By Stan Ashbee
Sunny South News
Coaldale Coun. Bill Martens has decided not to run for a seat on town council this upcoming municipal election in the fall.
“I’ve nearly done it for 31 years. I think it’s time I retired,” he said, adding part of the decision to retire was to spend more time with his wife, now that she is also retired. Martens has served many terms on council with his first term between 1971 and 1974.
“Then I got married and had a young family, so I said no more,” he said.
In 1989, Martens continued, his kids were older and his wife had gone back to work. Martens and his family have been a part of the Coaldale business community for decades.
“I sold the store and I had a bit of time on my hands and I said I’m going to run one term,” he noted. And one term turned into many.
Martens pointed out he is 75 years old and was born and raised in Coaldale. Historically speaking, the Martens family has always been connected to the downtown core.
“My grandfather started the business where Westland Insurance is now. Then my dad and uncle, they built the building where Dance Images was. My cousin John and I moved over to where Wally’s Pizza is. We moved in there in 1967 and I sold my business in 1987,” he explained, making a long story short.
“We thought about keeping it for our sons, but neither one of my boys were interested,” he added.
Bill’s father Peter also sat on town council as a councillor in the late 1950s or early 1960s, Martens recalled.
“When I was on from 1971 to 1974, the population of Coaldale was 2,700. When I was elected in 1989 it was just over 5,000,” Martens said.
“I’ve seen a lot of changes — huge, massive changes.”
According to Martens, over the years there were some good changes and then some he wasn’t too sure about. “But that’s growth. There are changes,” he said.
One of the changes for the positive, as far as Martens is concerned, is when the town had to upgrade its water treatment plant.
“McCains wanted to come to southern Alberta, which was in the county. So there was McCains, the county and the town and we needed to upgrade our water plant,” he said, adding the three stakeholders decided to build a pipeline from Lethbridge to Coaldale instead of pumping water from Stafford Lake to Coaldale.

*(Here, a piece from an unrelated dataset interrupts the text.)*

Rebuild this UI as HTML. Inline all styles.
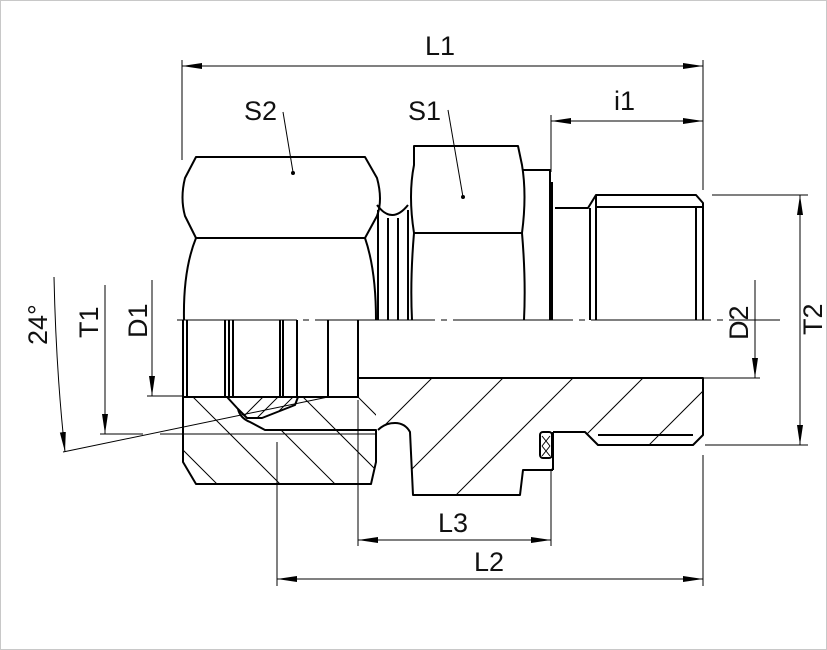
<!DOCTYPE html>
<html><head><meta charset="utf-8"><style>
html,body{margin:0;padding:0;background:#fff}
svg{display:block}
text{font-family:"Liberation Sans",sans-serif;font-size:27px;fill:#111}
</style></head><body>
<svg width="827" height="650" viewBox="0 0 827 650" xmlns="http://www.w3.org/2000/svg">
<defs>
<marker id="a" viewBox="0 0 20 8" refX="20" refY="4" markerWidth="20" markerHeight="8" markerUnits="userSpaceOnUse" orient="auto-start-reverse"><path d="M0,1 L20,4 L0,7z" fill="#000"/></marker>
<clipPath id="nutc"><path d="M183,397 H227 L238,409 Q240,418 250,422 L265,430 H376 V462 L371,484 H196 L183,462 Z M298,397 H358 V397 L376,397 V430 H283 Z"/></clipPath>
<clipPath id="ringc"><path d="M228,397 H298 L295,405 L262,418 H247 L238,409 Z"/></clipPath>
<clipPath id="bodyc"><path d="M358,378 H703 V435 L693,445 H598 L585,432 H553 V470 H523 L520,495 H413 L410,432 Q405,423 395,423 Q385,423 378,430 L358,400 Z"/></clipPath>
</defs>
<rect x="0.5" y="0.5" width="826" height="649" fill="#fff" stroke="#c8c8c8"/>
<g fill="none" stroke="#000" stroke-width="1">
<line x1="182" y1="60" x2="182" y2="160"/><line x1="703" y1="60" x2="703" y2="190"/>
<line x1="182" y1="66" x2="703" y2="66" marker-start="url(#a)" marker-end="url(#a)"/>
<line x1="551" y1="115" x2="551" y2="172"/>
<line x1="551" y1="121" x2="703" y2="121" marker-start="url(#a)" marker-end="url(#a)"/>
<line x1="283" y1="112" x2="293" y2="172"/><circle cx="293" cy="173" r="1.5" fill="#000"/>
<line x1="448" y1="110" x2="463" y2="197"/><circle cx="463" cy="197" r="1.5" fill="#000"/>
<line x1="712" y1="195" x2="808" y2="195"/><line x1="705" y1="445" x2="808" y2="445"/>
<line x1="800" y1="195" x2="800" y2="445" marker-start="url(#a)" marker-end="url(#a)"/>
<line x1="703" y1="378" x2="760" y2="378"/>
<line x1="755" y1="280" x2="755" y2="378" marker-end="url(#a)"/>
<line x1="147" y1="396" x2="183" y2="396"/>
<line x1="152" y1="280" x2="152" y2="396" marker-end="url(#a)"/>
<line x1="100" y1="434" x2="143" y2="434"/><line x1="160" y1="434" x2="376" y2="434"/>
<line x1="105" y1="285" x2="105" y2="434" marker-end="url(#a)"/>
<line x1="63" y1="452" x2="328" y2="397"/>
<path d="M54,277 Q56,370 65,452" marker-end="url(#a)"/>
<line x1="358" y1="400" x2="358" y2="546"/><line x1="551" y1="470" x2="551" y2="546"/>
<line x1="358" y1="540" x2="551" y2="540" marker-start="url(#a)" marker-end="url(#a)"/>
<line x1="277" y1="442" x2="277" y2="586"/><line x1="703" y1="455" x2="703" y2="586"/>
<line x1="277" y1="579" x2="703" y2="579" marker-start="url(#a)" marker-end="url(#a)"/>
<line x1="177" y1="320" x2="780" y2="320" stroke-dasharray="120,6,6,6"/>
<g clip-path="url(#nutc)">
<path d="M193,397 L290,494 M248,397 L345,494 M303,397 L400,494 M183,450 L230,497 M358,397 L400,439"/>
</g>
<g clip-path="url(#ringc)">
<path d="M240,420 L265,395 M255,420 L280,395 M270,420 L295,395"/>
</g>
<g clip-path="url(#bodyc)">
<path d="M810,0 L310,500 M881,0 L381,500 M951,0 L451,500 M1021,0 L521,500 M1094,0 L594,500"/>
</g>
</g>
<g fill="none" stroke="#000" stroke-width="2" stroke-linejoin="round">
<path d="M196,157 H365 L377,178 Q383,200 377,216 L365,238 H196 L185,216 Q180,198 185,178 Z"/>
<path d="M196,238 Q183,270 184,320 M365,238 Q376,270 376,320"/>
<path d="M183,320 V462 L196,484 H371 L376,462 V430 H265 L250,422 Q240,418 238,409 L227,397 H183"/>
<path d="M227,397 H358 V320"/>
<path d="M238,409 L247,418 H262 L295,405 L298,397"/>
<path d="M187,320 V396 M225,320 V396 M229,320 V396 M233,320 V396 M280,320 V396 M283,320 V396 M297,320 V396 M328,320 V396"/>
<path d="M377,205 Q392,225 408,205 M378,210 V320 M388,218 V320 M398,218 V320 M408,210 V320"/>
<path d="M414,146 H518 L522,165 Q527,195 522,233 H414 Q408,195 414,165 Z M414,233 Q410,280 412,320 M522,233 Q526,280 524,320"/>
<path d="M522,170 H550 V320 M552,182 V320 M555,208 H588 L596,195 H696 L703,203 V320 M590,208 V320 M596,195 V320 M596,207 H703 M696,207 V320"/>
<path d="M358,378 H703 V435 L693,445 H598 L585,432 H553 M553,470 H523 L520,495 H413 L410,432 Q405,423 395,423 Q385,423 378,430"/>
<path d="M553,432 V470 M598,435 H693"/>
<rect x="540" y="432" width="12" height="26" rx="3"/>
</g>
<path d="M542,436 L550,446 M550,436 L542,446 M542,446 L550,456 M550,446 L542,456" stroke="#000" stroke-width="1"/>
<text x="425" y="55">L1</text>
<text x="614" y="110">i1</text>
<text x="244" y="120">S2</text>
<text x="408" y="120">S1</text>
<text x="438" y="532">L3</text>
<text x="474" y="571">L2</text>
<text transform="translate(47,345) rotate(-90)">24°</text>
<text transform="translate(98,338) rotate(-90)">T1</text>
<text transform="translate(147,338) rotate(-90)">D1</text>
<text transform="translate(748,340) rotate(-90)">D2</text>
<text transform="translate(822,335) rotate(-90)">T2</text>
</svg>
</body></html>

“We sold that pipeline to the county, so they could run the water through to McCains. That was one of the major very positive things,” Martens said.
Martens added the town spent the past 10 years working on storm management, which is an ongoing project. According to Martens, the relationship between the town, the county and the St. Mary’s River Irrigation District (SMRID) improved.
“Now that the three are working together, it’s so much nicer to work together,” he said.
Martens said what he’s really going to miss about sitting on council is being involved with future annexation.
“Because of my involvement I’d like to remain involved. Annexation is coming up. That means you’ll have to work on Area Structure Plans and work with developers. I really enjoy that,” he said.
“There’s going to be some difficult decisions to be made under the new council,” he added.
One concern Martens has is the eventual and inevitable upgrades to the downtown core and the town’s main street.
“How it’s going to impact the businesses. They are 60 years old. The infrastructure — something has to be done, but what happens to the businesses is what concerns me most,” he said.
Another concern Martens has is when the federal government implements marijuana legalization.
“How is our community going to handle that with sales and things like this? How’s it going to impact our community? That’s one I’ve thought of but I don’t have a solution,” he said.
Martens plans to step away from any town-related committees or projects in the first year of council retirement.
“In the future, I might let my name stand for some of the committees and get involved again,” he added.
Coaldale Mayor Kim Craig said he has been fortunate to have been able to serve on council with Martens for the past 13 years.
“Having a member of council that served for over three decades was quite valuable, as he was able to provide ‘corporate memory’ on a great many issues, often times being able to give newer members of council some context with regards to why previous councils made certain decisions,” Craig noted.
In Craig’s experiences, he has found Martens was often an early adopter of new and innovative ideas.
“Bill was always prepared for council meetings and would seek clarity in order to make his final decision. On behalf of the residents of Coaldale and town council I thank Bill for his many years of dedicated public service and wish him great health and happiness in the coming years,” said Craig.